EXERCISE AIM: Restate the whole of the material. Keep every word, and drop the pictures.

PROVIDED INFORMATION:
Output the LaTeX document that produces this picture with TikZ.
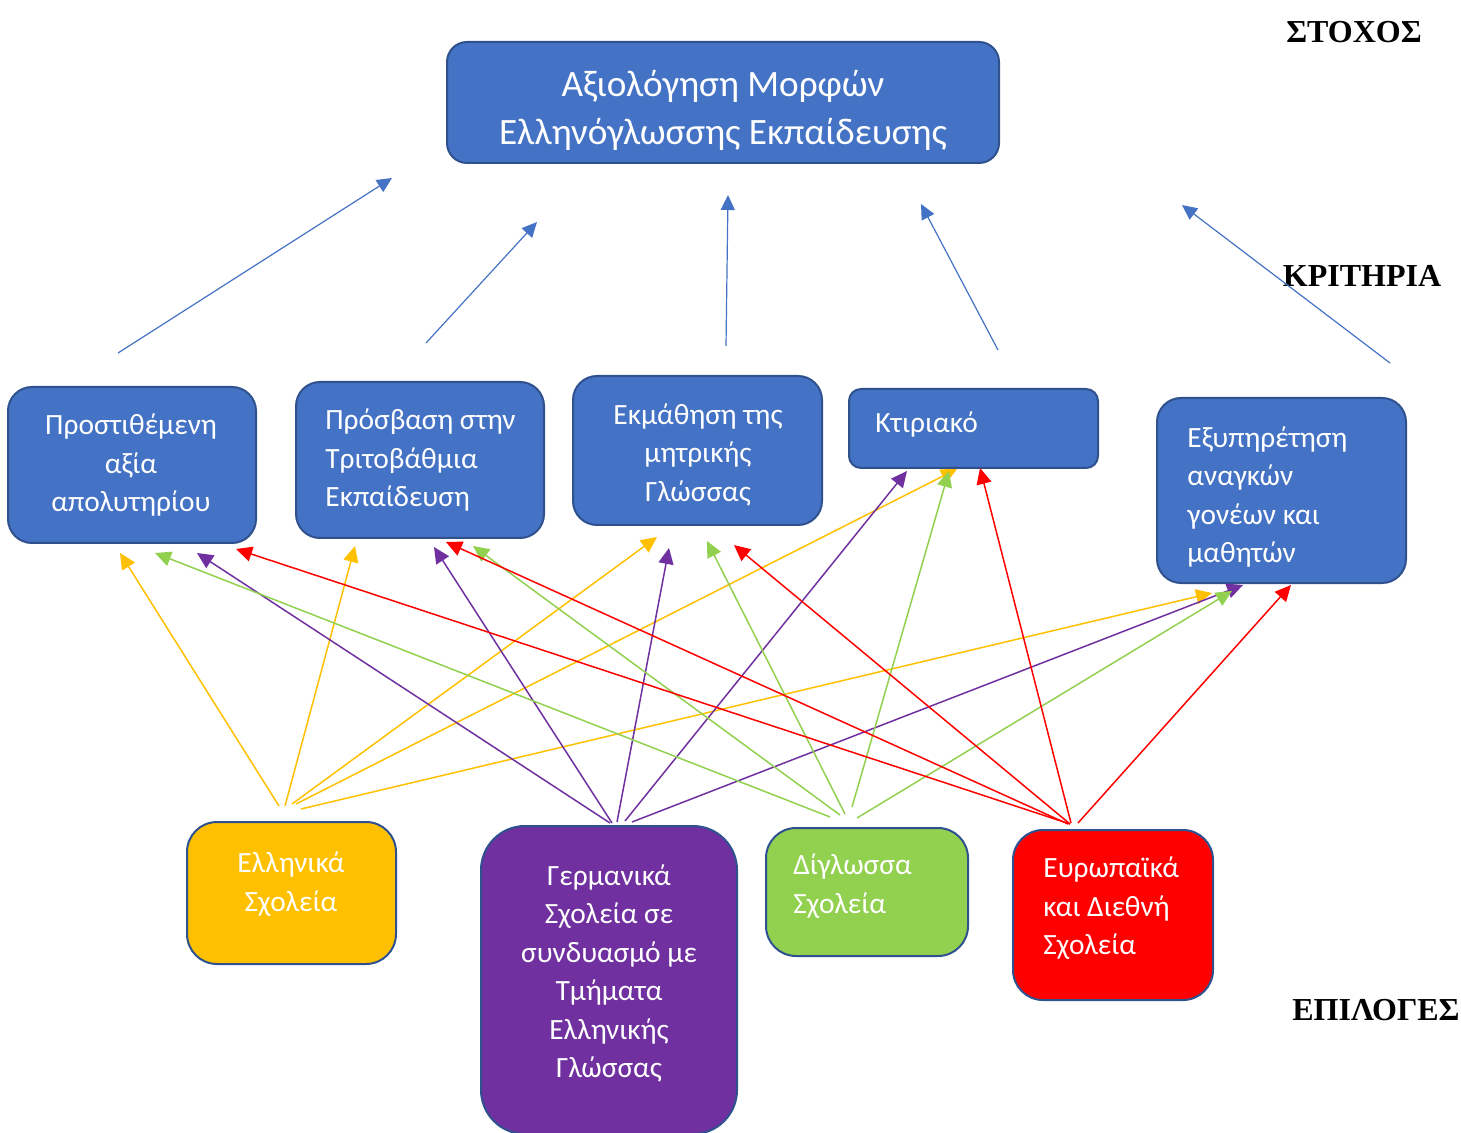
\documentclass[tikz,border=0pt]{standalone}
\usepackage{fontspec}
\setmainfont{Carlito}
\newfontfamily\lblfont{Liberation Serif}
\usetikzlibrary{arrows.meta}
\definecolor{bxblue}{HTML}{4472C4}
\definecolor{bxborder}{HTML}{2F528F}
\definecolor{yel}{HTML}{FFC000}
\definecolor{pur}{HTML}{7030A0}
\definecolor{grn}{HTML}{92D050}
\definecolor{rd}{HTML}{FF0000}
\begin{document}
\begin{tikzpicture}[x=0.5pt,y=-0.5pt,
  box/.style={draw=bxborder, line width=1pt, rounded corners=12pt, inner sep=0pt, outer sep=0pt},
  txt/.style={text=white, font=\fontsize{14.7}{19.25}\selectfont, inner sep=0pt},
  lbl/.style={font=\lblfont\bfseries\fontsize{16}{19}\selectfont, inner sep=0pt, anchor=base},
  arr/.style={line width=0.75pt, -{Triangle[length=8pt,width=7.5pt]}},
  barr/.style={draw=bxblue, line width=0.6pt, -{Triangle[length=7.5pt,width=7pt]}}]
\useasboundingbox (0,0) rectangle (1461,1133);
\clip (0,0) rectangle (1461,1133);
% goal
\node[box, fill=bxblue, rounded corners=10pt, minimum width=276pt, minimum height=60.5pt] (goal) at (723,102.5) {};
\node[txt, align=center, font=\fontsize{18.6}{24}\selectfont] (tgoal) at (723,110) {Αξιολόγηση Μορφών\\Ελληνόγλωσσης Εκπαίδευσης};
% criteria
\node[box, fill=bxblue, minimum width=124pt, minimum height=78pt] (c1) at (132,465) {};
\node[txt, align=center] (tc1) at (131,465.5) {Προστιθέμενη\\αξία\\απολυτηρίου};
\node[box, fill=bxblue, minimum width=124pt, minimum height=78pt] (c2) at (420,460) {};
\node[txt, align=left, anchor=west] (tc2) at (325,460.5) {Πρόσβαση στην\\Τριτοβάθμια\\Εκπαίδευση};
\node[box, fill=bxblue, minimum width=124.5pt, minimum height=74.5pt] (c3) at (697.5,450.5) {};
\node[txt, align=center] (tc3) at (698,454.5) {Εκμάθηση της\\μητρικής\\Γλώσσας};
\node[box, fill=bxblue, rounded corners=6pt, minimum width=124.5pt, minimum height=39.5pt] (c4) at (973.5,428.5) {};
\node[txt, anchor=west] (tc4) at (875,425) {Κτιριακό};
\node[box, fill=bxblue, minimum width=124.5pt, minimum height=92.5pt] (c5) at (1281.5,490.5) {};
\node[txt, align=left, anchor=west] (tc5) at (1187,497) {Εξυπηρέτηση\\αναγκών\\γονέων και\\μαθητών};
% options
\node[box, fill=yel, rounded corners=15pt, minimum width=104.5pt, minimum height=71pt] (o1) at (291.5,893) {};
\node[txt, align=center] (to1) at (291,884) {Ελληνικά\\Σχολεία};
\node[box, fill=pur, rounded corners=22pt, minimum width=128pt, minimum height=154pt] (o2) at (609,980) {};
\node[txt, align=center] (to2) at (609,973.5) {Γερμανικά\\Σχολεία σε\\συνδυασμό με\\Τμήματα\\Ελληνικής\\Γλώσσας};
\node[box, fill=grn, rounded corners=15pt, minimum width=101pt, minimum height=64pt] (o3) at (867,892) {};
\node[txt, align=left, anchor=west] (to3) at (793,886) {Δίγλωσσα\\Σχολεία};
\node[box, fill=rd, rounded corners=15pt, minimum width=100pt, minimum height=85pt] (o4) at (1113,915) {};
\node[txt, align=left, anchor=west] (to4) at (1043,908.5) {Ευρωπαϊκά\\και Διεθνή\\Σχολεία};
% level labels
\node[lbl] (lgoal) at (1354,43) {ΣΤΟΧΟΣ};
\node[lbl] (lcrit) at (1362,287) {ΚΡΙΤΗΡΙΑ};
\node[lbl] (lopt) at (1376,1020) {ΕΠΙΛΟΓΕΣ};
% connector end points
\foreach \n/\sx/\sy/\ex/\ey in {
  b1/118/353/392/178, b2/426/343/537/222, b3/726/346/728/195, b4/998/350/921/204, b5/1390/363/1182/205,
  y1/279/806/120/553, y2/285/806/355/546, y3/292/804/657/537, y4/296/804/957/469, y5/301/809/1212/593,
  p1/610/823/197/553, p2/612/823/434/547, p3/617/822/669/548, p4/625/821/907/471, p5/632/822/1243/585,
  g1/830/817/155/553, g2/840/815/473/546, g3/845/814/707/541, g4/852/807/949/471, g5/857/818/1232/591,
  r1/1070/824/236/549, r2/1068/824/446/542, r3/1070/824/734/545, r4/1071/823/980/468, r5/1078/823/1291/585}
  {\coordinate (\n s) at (\sx,\sy); \coordinate (\n e) at (\ex,\ey);}
\foreach \n in {b1,b2,b3,b4,b5} \draw[barr] (\n s) -- (\n e);
\foreach \n in {y1,y2,y3,y4,y5} \draw[arr, draw=yel] (\n s) -- (\n e);
\foreach \n in {p1,p2,p3,p4,p5} \draw[arr, draw=pur] (\n s) -- (\n e);
\foreach \n in {g1,g2,g3,g4,g5} \draw[arr, draw=grn] (\n s) -- (\n e);
\foreach \n in {r1,r2,r3,r4,r5} \draw[arr, draw=rd] (\n s) -- (\n e);
\end{tikzpicture}
\end{document}
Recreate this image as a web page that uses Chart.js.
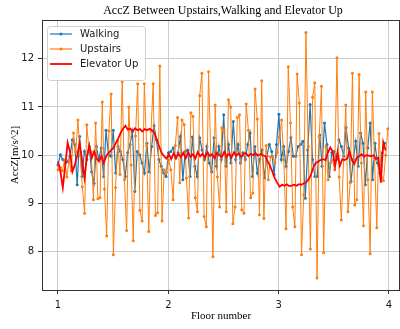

RESPONSE TO THIS TASK:
Output the LaTeX document that produces this picture with TikZ.
\documentclass[tikz,border=0pt]{standalone}
\usepackage{fontspec}
\setmainfont{Carlito}
\newfontfamily\lblfont{Liberation Serif}
\usetikzlibrary{arrows.meta}
\definecolor{bxblue}{HTML}{4472C4}
\definecolor{bxborder}{HTML}{2F528F}
\definecolor{yel}{HTML}{FFC000}
\definecolor{pur}{HTML}{7030A0}
\definecolor{grn}{HTML}{92D050}
\definecolor{rd}{HTML}{FF0000}
\begin{document}
\begin{tikzpicture}[x=0.5pt,y=-0.5pt,
  box/.style={draw=bxborder, line width=1pt, rounded corners=12pt, inner sep=0pt, outer sep=0pt},
  txt/.style={text=white, font=\fontsize{14.7}{19.25}\selectfont, inner sep=0pt},
  lbl/.style={font=\lblfont\bfseries\fontsize{16}{19}\selectfont, inner sep=0pt, anchor=base},
  arr/.style={line width=0.75pt, -{Triangle[length=8pt,width=7.5pt]}},
  barr/.style={draw=bxblue, line width=0.6pt, -{Triangle[length=7.5pt,width=7pt]}}]
\useasboundingbox (0,0) rectangle (1461,1133);
\clip (0,0) rectangle (1461,1133);
% goal
\node[box, fill=bxblue, rounded corners=10pt, minimum width=276pt, minimum height=60.5pt] (goal) at (723,102.5) {};
\node[txt, align=center, font=\fontsize{18.6}{24}\selectfont] (tgoal) at (723,110) {Αξιολόγηση Μορφών\\Ελληνόγλωσσης Εκπαίδευσης};
% criteria
\node[box, fill=bxblue, minimum width=124pt, minimum height=78pt] (c1) at (132,465) {};
\node[txt, align=center] (tc1) at (131,465.5) {Προστιθέμενη\\αξία\\απολυτηρίου};
\node[box, fill=bxblue, minimum width=124pt, minimum height=78pt] (c2) at (420,460) {};
\node[txt, align=left, anchor=west] (tc2) at (325,460.5) {Πρόσβαση στην\\Τριτοβάθμια\\Εκπαίδευση};
\node[box, fill=bxblue, minimum width=124.5pt, minimum height=74.5pt] (c3) at (697.5,450.5) {};
\node[txt, align=center] (tc3) at (698,454.5) {Εκμάθηση της\\μητρικής\\Γλώσσας};
\node[box, fill=bxblue, rounded corners=6pt, minimum width=124.5pt, minimum height=39.5pt] (c4) at (973.5,428.5) {};
\node[txt, anchor=west] (tc4) at (875,425) {Κτιριακό};
\node[box, fill=bxblue, minimum width=124.5pt, minimum height=92.5pt] (c5) at (1281.5,490.5) {};
\node[txt, align=left, anchor=west] (tc5) at (1187,497) {Εξυπηρέτηση\\αναγκών\\γονέων και\\μαθητών};
% options
\node[box, fill=yel, rounded corners=15pt, minimum width=104.5pt, minimum height=71pt] (o1) at (291.5,893) {};
\node[txt, align=center] (to1) at (291,884) {Ελληνικά\\Σχολεία};
\node[box, fill=pur, rounded corners=22pt, minimum width=128pt, minimum height=154pt] (o2) at (609,980) {};
\node[txt, align=center] (to2) at (609,973.5) {Γερμανικά\\Σχολεία σε\\συνδυασμό με\\Τμήματα\\Ελληνικής\\Γλώσσας};
\node[box, fill=grn, rounded corners=15pt, minimum width=101pt, minimum height=64pt] (o3) at (867,892) {};
\node[txt, align=left, anchor=west] (to3) at (793,886) {Δίγλωσσα\\Σχολεία};
\node[box, fill=rd, rounded corners=15pt, minimum width=100pt, minimum height=85pt] (o4) at (1113,915) {};
\node[txt, align=left, anchor=west] (to4) at (1043,908.5) {Ευρωπαϊκά\\και Διεθνή\\Σχολεία};
% level labels
\node[lbl] (lgoal) at (1354,43) {ΣΤΟΧΟΣ};
\node[lbl] (lcrit) at (1362,287) {ΚΡΙΤΗΡΙΑ};
\node[lbl] (lopt) at (1376,1020) {ΕΠΙΛΟΓΕΣ};
% connector end points
\foreach \n/\sx/\sy/\ex/\ey in {
  b1/118/353/392/178, b2/426/343/537/222, b3/726/346/728/195, b4/998/350/921/204, b5/1390/363/1182/205,
  y1/279/806/120/553, y2/285/806/355/546, y3/292/804/657/537, y4/296/804/957/469, y5/301/809/1212/593,
  p1/610/823/197/553, p2/612/823/434/547, p3/617/822/669/548, p4/625/821/907/471, p5/632/822/1243/585,
  g1/830/817/155/553, g2/840/815/473/546, g3/845/814/707/541, g4/852/807/949/471, g5/857/818/1232/591,
  r1/1070/824/236/549, r2/1068/824/446/542, r3/1070/824/734/545, r4/1071/823/980/468, r5/1078/823/1291/585}
  {\coordinate (\n s) at (\sx,\sy); \coordinate (\n e) at (\ex,\ey);}
\foreach \n in {b1,b2,b3,b4,b5} \draw[barr] (\n s) -- (\n e);
\foreach \n in {y1,y2,y3,y4,y5} \draw[arr, draw=yel] (\n s) -- (\n e);
\foreach \n in {p1,p2,p3,p4,p5} \draw[arr, draw=pur] (\n s) -- (\n e);
\foreach \n in {g1,g2,g3,g4,g5} \draw[arr, draw=grn] (\n s) -- (\n e);
\foreach \n in {r1,r2,r3,r4,r5} \draw[arr, draw=rd] (\n s) -- (\n e);
\end{tikzpicture}
\end{document}
Recreate this image as a web page that uses Chart.js.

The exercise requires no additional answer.